#### [Supplied data]
----------------------------------------

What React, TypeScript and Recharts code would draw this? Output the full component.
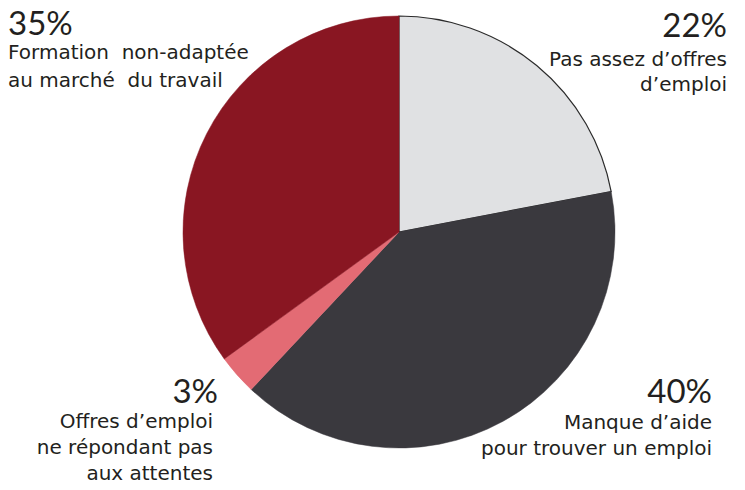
import { PieChart, Pie, Cell } from 'recharts';

// slices, clockwise from the top
const categories = [
    'Pas assez d’offres d’emploi',
    'Manque d’aide pour trouver un emploi',
    'Offres d’emploi ne répondant pas aux attentes',
    'Formation non-adaptée au marché du travail',
];
const shares = [22, 40, 3, 35];
const percentLabels = ['22%', '40%', '3%', '35%'];
const labelLines = [
    ['Pas assez d’offres', 'd’emploi'],
    ['Manque d’aide', 'pour trouver un emploi'],
    ['Offres d’emploi', 'ne répondant pas', 'aux attentes'],
    ['Formation  non-adaptée', 'au marché  du travail'],
];

const COLORS = ['#e0e1e3', '#3a393e', '#e36b74', '#891622'];

// where each label block sits (corner of the chart)
const LABEL_POS = [
    { x: 727, pctY: 37, y: 66, gap: 25, anchor: 'end', pctX: 727 },
    { x: 712, pctY: 403, y: 429, gap: 26, anchor: 'end', pctX: 712 },
    { x: 213, pctY: 403, y: 428, gap: 26, anchor: 'end', pctX: 218 },
    { x: 8, pctY: 35, y: 59, gap: 28, anchor: 'start', pctX: 8 },
];

const data = categories.map((name, i) => ({ name, value: shares[i] }));

const FONT = '"DejaVu Sans", sans-serif';
const PCT_FONT = 'Lato, sans-serif';

function renderLabel(props: any) {
    const i = props.index;
    const p = LABEL_POS[i];
    return (
        <g key={`lbl-${i}`}>
            <text x={p.pctX} y={p.pctY} textAnchor={p.anchor} fontSize={33} fill="#231f20" fontFamily={PCT_FONT}>
                {percentLabels[i]}
            </text>
            {labelLines[i].map((line, j) => (
                <text
                    key={j}
                    x={p.x}
                    y={p.y + j * p.gap}
                    textAnchor={p.anchor}
                    fontSize={20}
                    fill="#231f20"
                    fontFamily={FONT}
                    style={{ whiteSpace: 'pre' }}
                >
                    {line}
                </text>
            ))}
        </g>
    );
}

export default function App() {
    return (
        <div style={{ position: 'absolute', left: 0, top: 0, background: '#fff' }}>
            <PieChart width={745} height={490} margin={{ top: 0, right: 0, bottom: 0, left: 0 }}>
                <Pie
                    data={data}
                    dataKey="value"
                    nameKey="name"
                    cx={399}
                    cy={232}
                    outerRadius={216}
                    startAngle={90}
                    endAngle={-270}
                    labelLine={false}
                    label={renderLabel}
                    isAnimationActive={false}
                >
                    {data.map((entry, index) => (
                        <Cell
                            key={`cell-${index}`}
                            fill={COLORS[index]}
                            stroke={index === 0 ? '#2a2a2a' : COLORS[index]}
                            strokeWidth={index === 0 ? 1.2 : 0.5}
                        />
                    ))}
                </Pie>
            </PieChart>
        </div>
    );
}
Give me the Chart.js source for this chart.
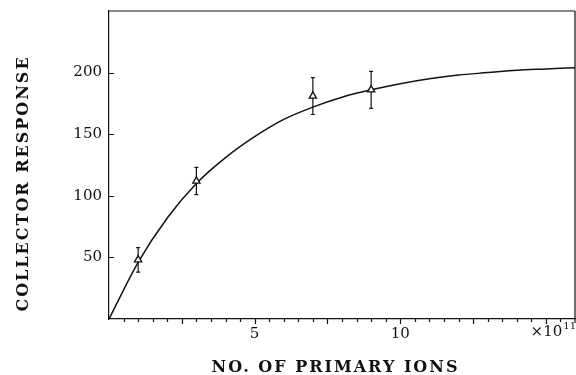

----------------------------------------

#### [Written instruction]
Reproduce the records above exactly, leaving out every picture they contain.

#### [Result for this exercise]
What React, TypeScript and Recharts code would draw this? Output the full component.
import { PieChart, Pie, Cell } from 'recharts';

// slices, clockwise from the top
const categories = [
    'Pas assez d’offres d’emploi',
    'Manque d’aide pour trouver un emploi',
    'Offres d’emploi ne répondant pas aux attentes',
    'Formation non-adaptée au marché du travail',
];
const shares = [22, 40, 3, 35];
const percentLabels = ['22%', '40%', '3%', '35%'];
const labelLines = [
    ['Pas assez d’offres', 'd’emploi'],
    ['Manque d’aide', 'pour trouver un emploi'],
    ['Offres d’emploi', 'ne répondant pas', 'aux attentes'],
    ['Formation  non-adaptée', 'au marché  du travail'],
];

const COLORS = ['#e0e1e3', '#3a393e', '#e36b74', '#891622'];

// where each label block sits (corner of the chart)
const LABEL_POS = [
    { x: 727, pctY: 37, y: 66, gap: 25, anchor: 'end', pctX: 727 },
    { x: 712, pctY: 403, y: 429, gap: 26, anchor: 'end', pctX: 712 },
    { x: 213, pctY: 403, y: 428, gap: 26, anchor: 'end', pctX: 218 },
    { x: 8, pctY: 35, y: 59, gap: 28, anchor: 'start', pctX: 8 },
];

const data = categories.map((name, i) => ({ name, value: shares[i] }));

const FONT = '"DejaVu Sans", sans-serif';
const PCT_FONT = 'Lato, sans-serif';

function renderLabel(props: any) {
    const i = props.index;
    const p = LABEL_POS[i];
    return (
        <g key={`lbl-${i}`}>
            <text x={p.pctX} y={p.pctY} textAnchor={p.anchor} fontSize={33} fill="#231f20" fontFamily={PCT_FONT}>
                {percentLabels[i]}
            </text>
            {labelLines[i].map((line, j) => (
                <text
                    key={j}
                    x={p.x}
                    y={p.y + j * p.gap}
                    textAnchor={p.anchor}
                    fontSize={20}
                    fill="#231f20"
                    fontFamily={FONT}
                    style={{ whiteSpace: 'pre' }}
                >
                    {line}
                </text>
            ))}
        </g>
    );
}

export default function App() {
    return (
        <div style={{ position: 'absolute', left: 0, top: 0, background: '#fff' }}>
            <PieChart width={745} height={490} margin={{ top: 0, right: 0, bottom: 0, left: 0 }}>
                <Pie
                    data={data}
                    dataKey="value"
                    nameKey="name"
                    cx={399}
                    cy={232}
                    outerRadius={216}
                    startAngle={90}
                    endAngle={-270}
                    labelLine={false}
                    label={renderLabel}
                    isAnimationActive={false}
                >
                    {data.map((entry, index) => (
                        <Cell
                            key={`cell-${index}`}
                            fill={COLORS[index]}
                            stroke={index === 0 ? '#2a2a2a' : COLORS[index]}
                            strokeWidth={index === 0 ? 1.2 : 0.5}
                        />
                    ))}
                </Pie>
            </PieChart>
        </div>
    );
}
Give me the Chart.js source for this chart.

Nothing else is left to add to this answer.